The G7 group of nations has warned that cryptocurrencies such as Facebook’s Libra are a threat to global financial stability.

A task force set up by the G7 to examine the issues said that rules of the “highest” standards are needed to minimize the use of digital currencies in money laundering and funding terrorism, Reuters reportsThursday.

Following a meeting of finance chiefs from the G7 in Chantilly, France, this week, the group also said it would address tax issues raised by the digital economy, as per a draft summary of the meeting obtained by Reuters.

As expected, Facbook’s Libra and its perceived risks to the monetary control of regulators was high on the agenda at the meeting, although some benefits were also observed.

Benoit Coeure, European Central Bank (ECB) board member and head of the G7 task force, told the G7:

“A global stablecoin for retail purposes could provide for faster and cheaper remittances, spur competition for payments and thus lower costs, and support greater financial inclusion.”

Yet, he went on to say that such cryptocurrencies raise “serious risks” to policy priorities, such as anti-money laundering, financing of terrorism, consumer and data protection, competition and compliance with tax rules.
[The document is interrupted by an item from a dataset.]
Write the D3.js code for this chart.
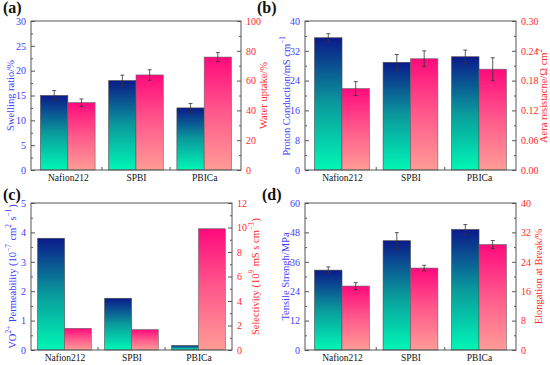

Bank of France governor and and member of the governing council of the ECB, Francois Villeroy de Galhau, also said that, while regulators seek to encourage innovation, “that cannot come to the detriment of the security of the consumer.” He also said more details were needed regarding gray aspects of Facebook Libra.

A piece in the Financial Times today further quotes Coeure as saying that cryptocurrencies like Libra “could also pose issues related to monetary policy transmission, financial stability and the smooth functioning of and public trust in the global payment system.”

French finance minister Bruno Le Maire echoed previous concerns over the threat to the dominance of national currencies by a token launched by a tech firm with billions of users, saying: “The sovereignty of nations might be weakened or jeopardised by these new currencies.”

The draft document from the G7 stated that “significant work” is required from developers of stablecoins like Libra before regulatory approval is likely to be granted.

The FT cites the document as saying:

“As large technology or financial firms could leverage vast existing customer bases to rapidly achieve a global footprint, it is imperative that authorities be vigilant in assessing risks and implications for the global financial system.”

Among its draft recommendations, the G7 says such stablecoins must meet the highest regulatory standards and come under regulatory oversight. A good legal basis in jurisdictions where they operate is also key in order to guarantee adequate protection for stakeholders and users.

The group further lists the need for “operational and cyber resilience” and secure, transparent management of assets to protect market integrity.